Some of the searches that have been run here on the blog suggest that folks may not be entirely familiar with the term Oratory as used in the site title. This is a word that was rarely heard at all for many years, but has recently reappeared in American conversation, particularly in connection with Barack Obama. We hear much about his oratory, what a fine orator he is (although it is becoming apparent that this is limited to reading from a Teleprompter). But oratory in this sense does not quite connect with the meaning that we have in mind for the blog title, St. Frideswide’s Oratory. So what is an Oratory?

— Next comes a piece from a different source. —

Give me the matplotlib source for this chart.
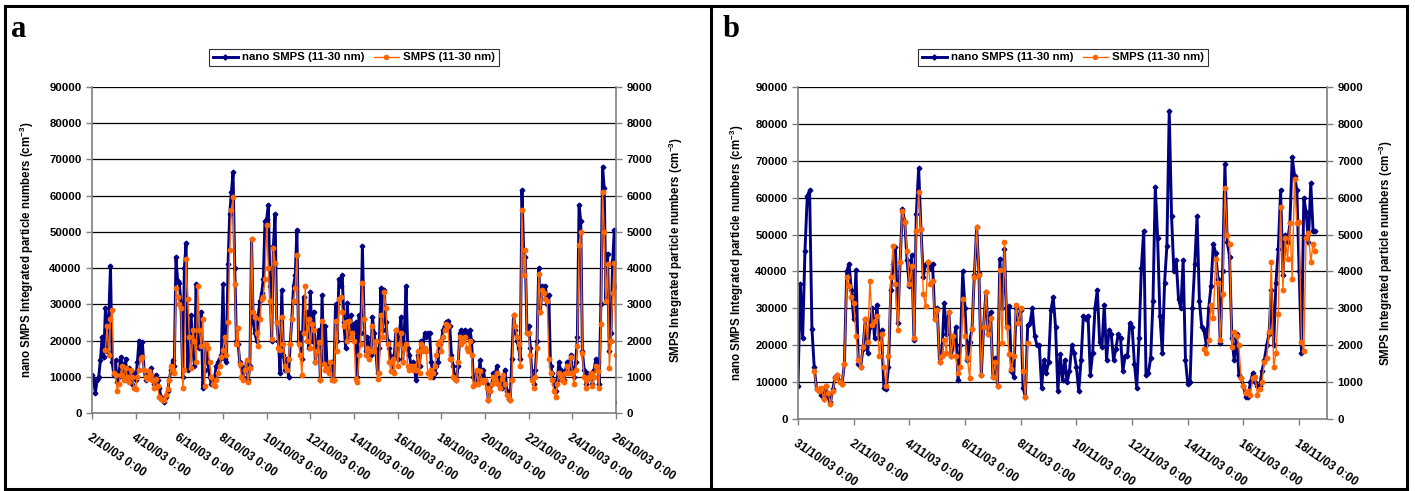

If we go back to the Latin verb form, we find the connection directly to public speaking: oro -are [to speak]; esp. [to speak as an orator]; with acc. , [to treat, argue, plead; to beg, pray, entreat, beseech]. But if we look down the list of meanings there, we begin to get an understanding of what the present usage is all about, plead, beg, pray, entreat, beseech. It is a place of prayer.
More specifically, it is a small, private chapel specifically designated for prayer and for the celebration of the Holy Mass. It is a place set aside for holy purposes, to communicate the message of Jesus Christ to the world and where we take our sins and cares to the Father for forgiveness through Jesus Christ.
We can accomplish only a limited part of that through the blog format, but as much as is possible, that is the purpose of St. Frideswide’s Oratory.